Como funciona a viagem?
Duarcides Ferreira Mariosa - Os alunos de pós graduação se matriculam no curso no INPA. Eles fazem a parte teórica, e a parte prática é uma pesquisa de campo que são aplicados questionários e são feitos entrevistas e gravadas entrevistas, que dai os alunos daqui participam, não fica restrito só aos alunos. A atividade não é da PUC, e sim do INPA, as pessoas saem daqui a convite do INPA. Então vai alunos daqui da PUC, da UNICAMP, da UNIP, vai pai de aluno, namorada, namorado, quem quiser ir pode ir.
Já sobre o trajeto, você pega o avião, desce em Manaus, em Manaus tem um transporte que te leva até o barco, barco que nos leva até as comunidades. Você fica no barco durante o período da pesquisa, com isso você pode ir numa comunidade ou em várias comunidades. Terminada a pesquisa, você vem pro centro, a gente tem uma visita no INPA, depois a entrega dos certificados e voltados, tudo isso num período de 10 a 12 dias


Como funciona para participar do projeto?

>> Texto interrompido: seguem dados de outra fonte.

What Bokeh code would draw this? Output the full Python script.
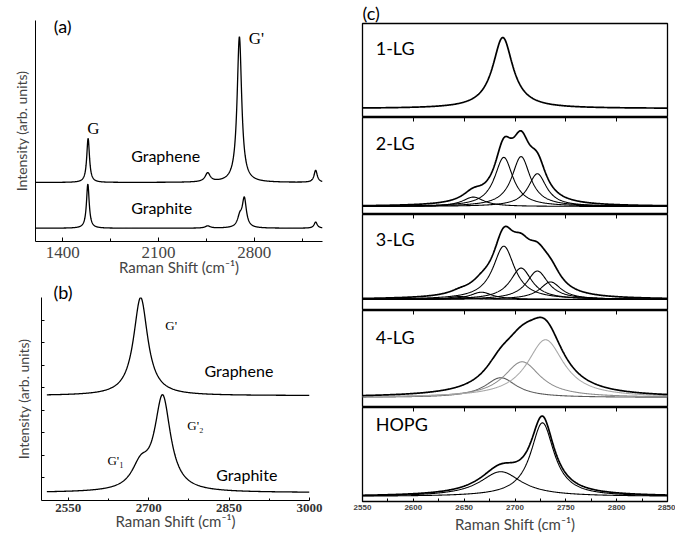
import numpy as np
from bokeh.plotting import figure
from bokeh.models import Range1d, FixedTicker, LinearAxis, Label
from bokeh.layouts import column, row
from bokeh.embed import file_html
from bokeh.resources import INLINE

# ---------------- data ----------------
# panel (a): wide Raman spectra, Lorentzian peaks (centre, height, FWHM)
A_TICKS = [1400, 2100, 2800]
A_MINOR = [1750, 2450, 3150]
A_GRAPHENE_BASE = 2.67
A_GRAPHENE_CENTERS = [1585, 2460, 2692, 3250]
A_GRAPHENE_HEIGHTS = [2.0, 0.4, 6.6, 0.55]
A_GRAPHENE_WIDTHS = [24, 45, 40, 28]
A_GRAPHITE_BASE = 0.6
A_GRAPHITE_CENTERS = [1583, 2460, 2695, 2728, 3250]
A_GRAPHITE_HEIGHTS = [2.0, 0.1, 0.45, 1.3, 0.28]
A_GRAPHITE_WIDTHS = [24, 45, 40, 36, 28]

# panel (b): G' band
B_TICKS = [2550, 2700, 2850, 3000]
B_MINOR = [2625, 2775, 2925]
B_YTICKS = [1, 2, 3, 4, 5, 6, 7, 8]
B_GRAPHENE_BASE = 4.65
B_GRAPHENE_CENTERS = [2685]
B_GRAPHENE_HEIGHTS = [4.35]
B_GRAPHENE_WIDTHS = [32]
B_GRAPHITE_BASE = 0.35
B_GRAPHITE_CENTERS = [2685, 2726]
B_GRAPHITE_HEIGHTS = [1.0, 4.15]
B_GRAPHITE_WIDTHS = [40, 36]

# panel (c): fitted components per sample (centre, height, FWHM)
C_TICKS = [2550, 2600, 2650, 2700, 2750, 2800, 2850]
C_MINOR = [2575, 2625, 2675, 2725, 2775, 2825]
C_TOP_TICKS = [2600, 2650, 2700, 2750, 2800]
C_LABELS = ["1-LG", "2-LG", "3-LG", "4-LG", "HOPG"]
C_CENTERS = [
    [2688],
    [2659, 2689, 2706, 2722],
    [2646, 2667, 2689, 2706, 2722, 2735],
    [2686, 2707, 2730],
    [2686, 2727],
]
C_HEIGHTS = [
    [1.0],
    [0.12, 0.63, 0.64, 0.42],
    [0.04, 0.10, 0.73, 0.43, 0.39, 0.24],
    [0.26, 0.47, 0.76],
    [0.31, 0.92],
]
C_WIDTHS = [
    [24],
    [26, 22, 22, 22],
    [26, 26, 26, 26, 26, 26],
    [38, 44, 44],
    [50, 28],
]
C_COMP_COLORS = [
    ["black"],
    ["black"] * 4,
    ["black"] * 6,
    ["#5a5a5a", "#8c8c8c", "#a8a8a8"],
    ["black", "black"],
]


def lor(x, c, h, w):
    return h / (1.0 + ((x - c) / (w / 2.0)) ** 2)


def spectrum(x, base, centers, heights, widths):
    y = np.full_like(x, base, dtype=float)
    for c, h, w in zip(centers, heights, widths):
        y = y + lor(x, c, h, w)
    return y


SANS = "Lato"
SERIF = "Liberation Serif"
TITLE = "Raman Shift (cm\u207b\u00b9)"


def txt(p, x, y, s, size, font=SANS, align="left"):
    p.add_layout(Label(x=x, y=y, text=s, text_font=font, text_font_size=size,
                       text_color="black", text_align=align, text_baseline="middle"))


def style_fig(p):
    p.xgrid.visible = False
    p.ygrid.visible = False
    p.background_fill_color = "white"
    p.border_fill_color = "white"


def panel_title(p, s, offset, standoff):
    p.title.text = s
    p.title.text_font = SANS
    p.title.text_font_size = "18px"
    p.title.text_font_style = "normal"
    p.title.text_color = "black"
    p.title.align = "left"
    p.title.offset = offset
    p.title.standoff = standoff


# ---------------- panel (a) ----------------
pa = figure(width=350, height=282, output_backend="svg", toolbar_location=None,
            x_range=Range1d(1200, 3300), y_range=Range1d(0, 10),
            min_border_left=35, min_border_right=28, min_border_top=20, min_border_bottom=41)
style_fig(pa)
pa.outline_line_color = None
xa = np.arange(1200, 3300.1, 2.0)
pa.line(xa, spectrum(xa, A_GRAPHENE_BASE, A_GRAPHENE_CENTERS, A_GRAPHENE_HEIGHTS, A_GRAPHENE_WIDTHS),
        line_color="black", line_width=1.3)
pa.line(xa, spectrum(xa, A_GRAPHITE_BASE, A_GRAPHITE_CENTERS, A_GRAPHITE_HEIGHTS, A_GRAPHITE_WIDTHS),
        line_color="black", line_width=1.3)
pa.xaxis.ticker = FixedTicker(ticks=A_TICKS, minor_ticks=A_MINOR)
pa.xaxis.major_tick_in = 4
pa.xaxis.major_tick_out = 0
pa.xaxis.minor_tick_in = 3
pa.xaxis.minor_tick_out = 0
pa.xaxis.major_label_text_font = SERIF
pa.xaxis.major_label_text_font_size = "17px"
pa.xaxis.major_label_standoff = 5
pa.xaxis.axis_label = TITLE
pa.xaxis.axis_label_text_font = SANS
pa.xaxis.axis_label_text_font_size = "15px"
pa.xaxis.axis_label_text_font_style = "normal"
pa.xaxis.axis_label_standoff = -3
pa.yaxis.ticker = FixedTicker(ticks=[], minor_ticks=[])
pa.yaxis.axis_label = "Intensity (arb. units)"
pa.yaxis.axis_label_text_font = SANS
pa.yaxis.axis_label_text_font_size = "14px"
pa.yaxis.axis_label_text_font_style = "normal"
pa.yaxis.axis_label_standoff = 6
for ax in (pa.xaxis, pa.yaxis):
    ax.axis_line_color = "black"
    ax.major_tick_line_color = "black"
    ax.minor_tick_line_color = "black"
txt(pa, 1333, 9.75, "(a)", "18px")
txt(pa, 2760, 9.2, "G'", "17px", SERIF)
txt(pa, 1578, 5.1, "G", "17px", SERIF)
txt(pa, 1900, 3.9, "Graphene", "16px")
txt(pa, 1900, 1.55, "Graphite", "16px")

# ---------------- panel (b) ----------------
pb = figure(width=350, height=253, output_backend="svg", toolbar_location=None,
            x_range=Range1d(2500, 3000), y_range=Range1d(0, 9),
            min_border_left=41, min_border_right=41, min_border_top=15, min_border_bottom=35)
style_fig(pb)
panel_title(pb, "(b)", 12, -10)
pb.outline_line_color = None
xb = np.arange(2510, 3000.1, 1.0)
pb.line(xb, spectrum(xb, B_GRAPHENE_BASE, B_GRAPHENE_CENTERS, B_GRAPHENE_HEIGHTS, B_GRAPHENE_WIDTHS),
        line_color="black", line_width=1.3)
pb.line(xb, spectrum(xb, B_GRAPHITE_BASE, B_GRAPHITE_CENTERS, B_GRAPHITE_HEIGHTS, B_GRAPHITE_WIDTHS),
        line_color="black", line_width=1.3)
pb.xaxis.ticker = FixedTicker(ticks=B_TICKS, minor_ticks=B_MINOR)
pb.xaxis.major_tick_in = 3
pb.xaxis.major_tick_out = 0
pb.xaxis.minor_tick_in = 2
pb.xaxis.minor_tick_out = 0
pb.xaxis.major_label_text_font = SERIF
pb.xaxis.major_label_text_font_size = "13px"
pb.xaxis.major_label_text_font_style = "bold"
pb.xaxis.major_label_text_color = "#333333"
pb.xaxis.major_label_standoff = 3
pb.xaxis.axis_label = TITLE
pb.xaxis.axis_label_text_font = SANS
pb.xaxis.axis_label_text_font_size = "15px"
pb.xaxis.axis_label_text_font_style = "normal"
pb.xaxis.axis_label_standoff = -3
pb.yaxis.ticker = FixedTicker(ticks=[], minor_ticks=B_YTICKS)
pb.yaxis.minor_tick_in = 3
pb.yaxis.minor_tick_out = 0
pb.yaxis.axis_label = "Intensity (arb. units)"
pb.yaxis.axis_label_text_font = SANS
pb.yaxis.axis_label_text_font_size = "14px"
pb.yaxis.axis_label_text_font_style = "normal"
pb.yaxis.axis_label_standoff = 10
for ax in (pb.xaxis, pb.yaxis):
    ax.axis_line_color = "black"
    ax.major_tick_line_color = "black"
    ax.minor_tick_line_color = "black"
txt(pb, 2731, 7.76, "G'", "13px", SERIF)
txt(pb, 2804, 5.76, "Graphene", "16px")
txt(pb, 2772, 3.32, "G'\u2082", "13px", SERIF)
txt(pb, 2623, 1.77, "G'\u2081", "13px", SERIF)
txt(pb, 2826, 1.15, "Graphite", "16px")

# ---------------- panel (c) ----------------
heights = [117, 97, 96, 97, 128]
tops = [23, 0, 0, 0, 0]
bottoms = [0, 0, 0, 0, 33]
yranges = [(-0.127, 1.197), (-0.103, 1.141), (-0.151, 1.164), (-0.132, 1.145), (-0.062, 1.111)]
label_y = [0.845, 0.81, 0.835, 0.80, 0.91]
xc = np.arange(2550, 2850.1, 0.5)
cfigs = []
for i in range(5):
    p = figure(width=325, height=heights[i], output_backend="svg", toolbar_location=None,
               x_range=Range1d(2550, 2850), y_range=Range1d(*yranges[i]),
               x_axis_location=None, y_axis_location=None,
               min_border_left=12, min_border_right=8,
               min_border_top=tops[i], min_border_bottom=bottoms[i])
    style_fig(p)
    p.outline_line_color = "black"
    p.outline_line_width = 1.3
    cs, hs, ws, cols = C_CENTERS[i], C_HEIGHTS[i], C_WIDTHS[i], C_COMP_COLORS[i]
    if len(cs) > 1:
        for c, h, w, col in zip(cs, hs, ws, cols):
            p.line(xc, lor(xc, c, h, w), line_color=col, line_width=1.1)
    p.line(xc, spectrum(xc, 0.0, cs, hs, ws), line_color="black", line_width=1.7)
    if i > 0:
        top_ax = LinearAxis(ticker=FixedTicker(ticks=[], minor_ticks=C_TOP_TICKS))
        top_ax.minor_tick_in = 4
        top_ax.minor_tick_out = 0
        top_ax.minor_tick_line_color = "black"
        top_ax.axis_line_color = None
        p.add_layout(top_ax, "above")
    if i == 4:
        bax = LinearAxis(ticker=FixedTicker(ticks=C_TICKS, minor_ticks=C_MINOR))
        bax.major_tick_in = 3
        bax.major_tick_out = 0
        bax.minor_tick_in = 3
        bax.minor_tick_out = 0
        bax.axis_line_color = None
        bax.major_label_text_font = "Liberation Sans"
        bax.major_label_text_font_size = "8px"
        bax.major_label_text_font_style = "bold"
        bax.major_label_standoff = 3
        bax.axis_label = TITLE
        bax.axis_label_text_font = SANS
        bax.axis_label_text_font_size = "15px"
        bax.axis_label_text_font_style = "normal"
        bax.axis_label_standoff = 2
        p.add_layout(bax, "below")
    if i == 0:
        panel_title(p, "(c)", 0, -1)
    txt(p, 2563, label_y[i], C_LABELS[i], "18px")
    cfigs.append(p)

layout = row(column(row(pa), row(pb)), column(*cfigs))
open("out.html", "w").write(file_html(layout, INLINE))
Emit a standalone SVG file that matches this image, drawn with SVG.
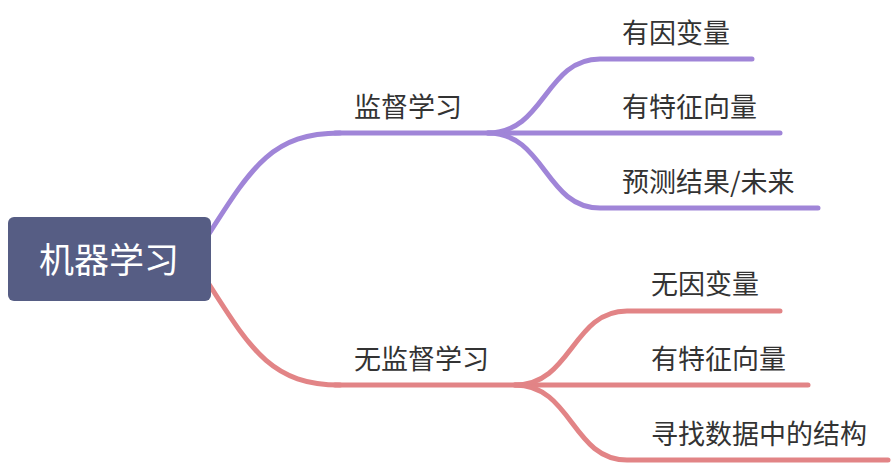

Duarcides Ferreira Mariosa - Tem um e-mail, viagemaoprojetobiotupe@gmail.com, você envia uma mensagem para esse endereço dando seus dados e se você está vinculado alguma universidade e qual seu curso. Com isso você entra numa lista de espera, e mais ou menos em fevereiro ou março, eles nos dão uma lista dos projetos aprovados e quais as datas. Com isso, retornamos os emails as pessoas, perguntando se estão interessadas. Damos o valor completo ao participante, hotel, tempo de permanência, os alunos geralmente pagam isso em março, abril, maio e junho, fora a passagem, que fica a critério do aluno de como pagar.